- [TASK TO CARRY OUT] Copy out the lines that have "this" in them.

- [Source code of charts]
··········

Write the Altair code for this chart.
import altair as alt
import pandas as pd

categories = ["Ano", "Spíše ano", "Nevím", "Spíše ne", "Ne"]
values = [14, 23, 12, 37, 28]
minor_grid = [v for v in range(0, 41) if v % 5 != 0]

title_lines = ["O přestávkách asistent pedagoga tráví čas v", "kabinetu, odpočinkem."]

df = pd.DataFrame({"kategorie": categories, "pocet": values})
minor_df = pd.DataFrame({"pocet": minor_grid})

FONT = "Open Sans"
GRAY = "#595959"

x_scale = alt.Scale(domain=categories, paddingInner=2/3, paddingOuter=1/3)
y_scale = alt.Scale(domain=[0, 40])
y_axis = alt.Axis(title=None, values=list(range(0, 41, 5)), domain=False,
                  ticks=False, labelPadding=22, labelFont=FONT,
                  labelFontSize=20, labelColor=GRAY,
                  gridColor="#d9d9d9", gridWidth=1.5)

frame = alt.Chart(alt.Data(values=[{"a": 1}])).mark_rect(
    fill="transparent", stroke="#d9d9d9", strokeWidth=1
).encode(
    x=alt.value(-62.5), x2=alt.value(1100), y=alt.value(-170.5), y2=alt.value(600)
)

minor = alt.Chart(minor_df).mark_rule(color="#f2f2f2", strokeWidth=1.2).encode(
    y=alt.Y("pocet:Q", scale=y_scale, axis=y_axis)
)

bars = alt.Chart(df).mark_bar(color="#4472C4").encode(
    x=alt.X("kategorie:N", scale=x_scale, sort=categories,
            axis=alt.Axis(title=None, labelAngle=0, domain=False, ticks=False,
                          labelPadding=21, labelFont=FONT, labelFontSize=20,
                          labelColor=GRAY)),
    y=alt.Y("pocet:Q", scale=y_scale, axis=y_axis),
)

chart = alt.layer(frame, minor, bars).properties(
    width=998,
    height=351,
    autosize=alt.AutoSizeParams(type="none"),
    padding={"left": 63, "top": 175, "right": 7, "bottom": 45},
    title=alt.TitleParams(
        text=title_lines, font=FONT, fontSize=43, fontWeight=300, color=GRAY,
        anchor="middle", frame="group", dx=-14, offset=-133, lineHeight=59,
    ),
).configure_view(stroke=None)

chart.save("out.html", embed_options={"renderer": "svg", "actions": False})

··········

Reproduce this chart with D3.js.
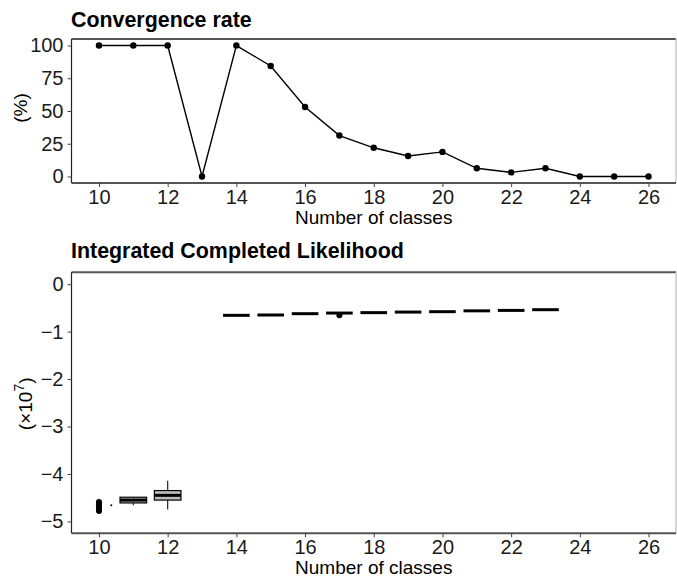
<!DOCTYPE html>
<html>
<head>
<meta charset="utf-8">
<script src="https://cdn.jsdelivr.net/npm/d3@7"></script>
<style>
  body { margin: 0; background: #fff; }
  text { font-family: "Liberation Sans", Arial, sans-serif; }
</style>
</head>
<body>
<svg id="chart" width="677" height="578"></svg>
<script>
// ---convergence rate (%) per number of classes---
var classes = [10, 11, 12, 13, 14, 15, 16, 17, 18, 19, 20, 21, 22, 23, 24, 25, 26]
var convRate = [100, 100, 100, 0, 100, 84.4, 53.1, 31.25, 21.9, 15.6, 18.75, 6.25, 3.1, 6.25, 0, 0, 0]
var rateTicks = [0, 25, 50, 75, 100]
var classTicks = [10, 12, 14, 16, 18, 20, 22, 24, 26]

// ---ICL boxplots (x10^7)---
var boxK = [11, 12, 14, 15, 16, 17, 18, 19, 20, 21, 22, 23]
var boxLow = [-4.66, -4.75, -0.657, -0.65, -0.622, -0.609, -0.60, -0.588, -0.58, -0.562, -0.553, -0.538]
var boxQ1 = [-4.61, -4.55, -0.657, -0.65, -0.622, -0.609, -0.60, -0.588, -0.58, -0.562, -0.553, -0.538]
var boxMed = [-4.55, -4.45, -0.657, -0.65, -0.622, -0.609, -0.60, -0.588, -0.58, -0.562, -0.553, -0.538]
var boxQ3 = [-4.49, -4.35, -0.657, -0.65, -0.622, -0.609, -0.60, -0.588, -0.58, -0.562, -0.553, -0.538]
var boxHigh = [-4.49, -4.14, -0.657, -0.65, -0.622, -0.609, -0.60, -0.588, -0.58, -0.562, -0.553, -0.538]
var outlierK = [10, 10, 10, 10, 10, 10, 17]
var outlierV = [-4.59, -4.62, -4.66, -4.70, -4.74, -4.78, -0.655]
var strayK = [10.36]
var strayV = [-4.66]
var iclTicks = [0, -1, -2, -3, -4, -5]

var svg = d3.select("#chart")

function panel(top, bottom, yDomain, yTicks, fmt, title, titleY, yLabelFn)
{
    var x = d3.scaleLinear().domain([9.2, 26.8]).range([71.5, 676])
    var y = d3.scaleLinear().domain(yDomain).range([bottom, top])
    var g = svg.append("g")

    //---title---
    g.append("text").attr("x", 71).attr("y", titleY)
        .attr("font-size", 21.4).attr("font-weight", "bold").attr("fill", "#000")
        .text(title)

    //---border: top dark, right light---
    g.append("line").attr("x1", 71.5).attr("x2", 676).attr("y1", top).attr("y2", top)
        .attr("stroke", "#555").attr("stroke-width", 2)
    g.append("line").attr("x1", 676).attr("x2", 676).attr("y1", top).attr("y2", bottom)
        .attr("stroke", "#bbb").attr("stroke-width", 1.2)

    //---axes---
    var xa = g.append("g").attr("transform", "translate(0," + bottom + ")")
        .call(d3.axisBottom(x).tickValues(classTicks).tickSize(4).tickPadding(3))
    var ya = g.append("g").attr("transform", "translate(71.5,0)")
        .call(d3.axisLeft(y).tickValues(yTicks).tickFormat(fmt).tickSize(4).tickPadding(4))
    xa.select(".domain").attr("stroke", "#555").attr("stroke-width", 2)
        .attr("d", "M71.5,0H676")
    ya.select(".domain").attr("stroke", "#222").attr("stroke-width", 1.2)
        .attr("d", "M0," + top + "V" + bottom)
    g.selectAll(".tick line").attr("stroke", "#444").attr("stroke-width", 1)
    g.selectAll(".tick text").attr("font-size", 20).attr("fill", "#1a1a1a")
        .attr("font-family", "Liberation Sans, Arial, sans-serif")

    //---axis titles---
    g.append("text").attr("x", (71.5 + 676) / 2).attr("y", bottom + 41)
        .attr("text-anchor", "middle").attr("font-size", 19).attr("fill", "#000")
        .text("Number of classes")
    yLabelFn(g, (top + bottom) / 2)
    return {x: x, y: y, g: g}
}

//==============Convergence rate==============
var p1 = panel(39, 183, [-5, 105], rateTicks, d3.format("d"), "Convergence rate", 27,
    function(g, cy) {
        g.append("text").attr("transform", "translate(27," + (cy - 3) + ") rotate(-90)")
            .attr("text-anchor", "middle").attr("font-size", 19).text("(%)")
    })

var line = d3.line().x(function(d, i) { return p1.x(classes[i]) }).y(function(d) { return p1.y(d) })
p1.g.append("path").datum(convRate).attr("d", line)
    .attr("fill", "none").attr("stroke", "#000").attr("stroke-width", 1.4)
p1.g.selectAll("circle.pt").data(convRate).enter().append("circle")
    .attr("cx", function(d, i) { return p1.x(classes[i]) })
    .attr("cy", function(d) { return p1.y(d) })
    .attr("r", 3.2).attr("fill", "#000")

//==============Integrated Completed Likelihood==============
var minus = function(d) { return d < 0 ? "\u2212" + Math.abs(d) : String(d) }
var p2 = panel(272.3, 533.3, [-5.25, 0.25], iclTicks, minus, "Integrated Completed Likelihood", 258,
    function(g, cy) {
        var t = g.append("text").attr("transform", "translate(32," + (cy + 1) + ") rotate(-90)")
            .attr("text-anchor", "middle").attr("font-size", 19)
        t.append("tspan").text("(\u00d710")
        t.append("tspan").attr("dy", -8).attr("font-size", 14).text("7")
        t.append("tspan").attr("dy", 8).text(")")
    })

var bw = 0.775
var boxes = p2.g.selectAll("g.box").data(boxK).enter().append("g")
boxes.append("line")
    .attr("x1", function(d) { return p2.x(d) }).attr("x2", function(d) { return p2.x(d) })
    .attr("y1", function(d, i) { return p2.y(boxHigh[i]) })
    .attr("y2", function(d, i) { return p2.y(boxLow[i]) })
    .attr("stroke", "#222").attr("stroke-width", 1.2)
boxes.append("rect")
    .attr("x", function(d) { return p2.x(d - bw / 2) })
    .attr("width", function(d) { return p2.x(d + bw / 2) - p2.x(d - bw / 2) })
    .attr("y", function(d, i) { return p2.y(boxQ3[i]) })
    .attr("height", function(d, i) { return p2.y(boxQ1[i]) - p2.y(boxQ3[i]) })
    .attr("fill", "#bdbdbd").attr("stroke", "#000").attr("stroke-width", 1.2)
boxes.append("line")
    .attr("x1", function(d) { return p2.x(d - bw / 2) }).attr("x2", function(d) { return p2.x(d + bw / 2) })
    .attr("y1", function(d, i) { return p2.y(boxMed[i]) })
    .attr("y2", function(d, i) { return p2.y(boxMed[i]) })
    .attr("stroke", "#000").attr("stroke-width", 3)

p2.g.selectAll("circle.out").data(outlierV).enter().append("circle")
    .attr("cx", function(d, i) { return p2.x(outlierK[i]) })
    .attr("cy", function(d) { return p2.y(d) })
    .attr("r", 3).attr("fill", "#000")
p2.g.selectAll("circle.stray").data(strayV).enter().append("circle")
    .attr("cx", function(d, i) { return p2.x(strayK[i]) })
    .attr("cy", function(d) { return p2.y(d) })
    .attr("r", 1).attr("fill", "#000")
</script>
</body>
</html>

··········

- [RESULT OF THE EXERCISE]
Write the Altair code for this chart.
Reproduce this chart with D3.js.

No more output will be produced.